In my reading evolution, I reached an embarrassingly mature age when I realized no one could “fix” the wide gaps in my reading and intellectual progress but me. And while I couldn’t gather the years back and re-read them, I could create my own education—a personal curriculum of sorts. In an effort to broaden my reading, I gave myself permission to choose any books that interested or intrigued me. I approached books the way I did when I was a child. I didn’t have to read the latest chart-climbers, book club recommendations, or Christian living standouts, I would read whatever made me feel satisfied, challenged, smart, or artistic.
As a child, I spent hours upon hours walking through the library stacks. I chose random books off the shelves and read stories that appealed to some secret part of me, books with a lovely cover or a mystery to solve or a character whose name dripped like honey. Now, as I build my personal curriculum, I buy or borrow books that appeal to the same secret parts of me, books that speak to a rabbit trail I’m chasing, or books that teach me in an area I’m lacking.
I began to buy children’s books for myself, taking to heart CS Lewis’ words,“No book is really worth reading at the age of ten which is not equally – and often far more – worth reading at the age of fifty and beyond.”Every third book or so, I throw in a classic I missed along the way.

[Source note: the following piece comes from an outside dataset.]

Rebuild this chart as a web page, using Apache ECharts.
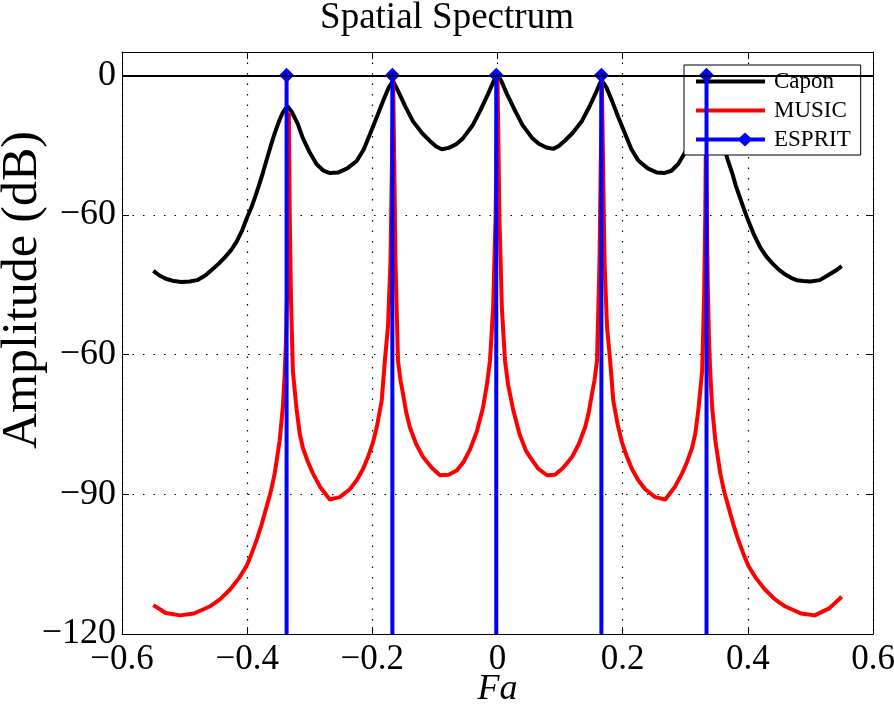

When I wanted to explore classic novels written by women, I signed up for an online course on Jane Austen, and then another class on the Brontës. When I realized I lacked books by writers of color, I remedied this by choosing authors of color across all genres. Adichie, Husseini, Santiago Baca, and Cisneros added depth to the conversation on my shelves. To my spiritual readings, I added the wisdom of CS Lewis and Henri Nouwen and Eugene Peterson, and I am deeply grateful to have crossed paths with each of them. When poetry felt mysterious and difficult to penetrate, I signed up for a daily poem to be delivered to my inbox. The poet reads the poem aloud and offers a few words on the inspiration for it. I am rich with words and images because of them.
I read bestsellers and hidden gems, essays and fiction, memoir and poetry. I spent two years in graduate school studying memoir, a genre I had previously avoided, which led me to write and teach about the power of telling our true stories. I have learned more about empathy through reading other people’s stories than any other tangible experience in my life. They cured any past legalism that wanted to influence and linger. I’m giving myself the education I always wanted, and it is exhilarating.
A friend once told me that he had the opportunity to interview one of the heroes of his faith for a book he was writing, and when he asked for parting advice, this leader told him, “You need a fifty-year plan of hidden practices to grow in wisdom.” I think of his advice now when I choose the next book for my personal curriculum. How are my hidden practices of reading helping me grow in wisdom? Or compassion? Or knowledge? Or fun? Or creativity? Or faith? This small reminder helps me choose well. I choose poorly on occasion, but I’m far less likely to read a book simply because it carries the label Christian or because it won a popularity contest.
When I feel ashamed or unqualified to write or teach because of the gaps in my bookish past, I remind myself that I have changed the course of my education. I choose my hidden practices of reading, and the words I ingest have become a part of the bone and marrow of my body. Characters converse with one another on my bookshelves and in my brain. Books have given me a vocabulary for life–an alphabet of rhythm and rhyme written into every part of me.
This is a very long-winded way of encouraging you to follow the winding trail that leads you away from shame and towards love. In your hidden practices of life, choose what you love and watch yourself grow.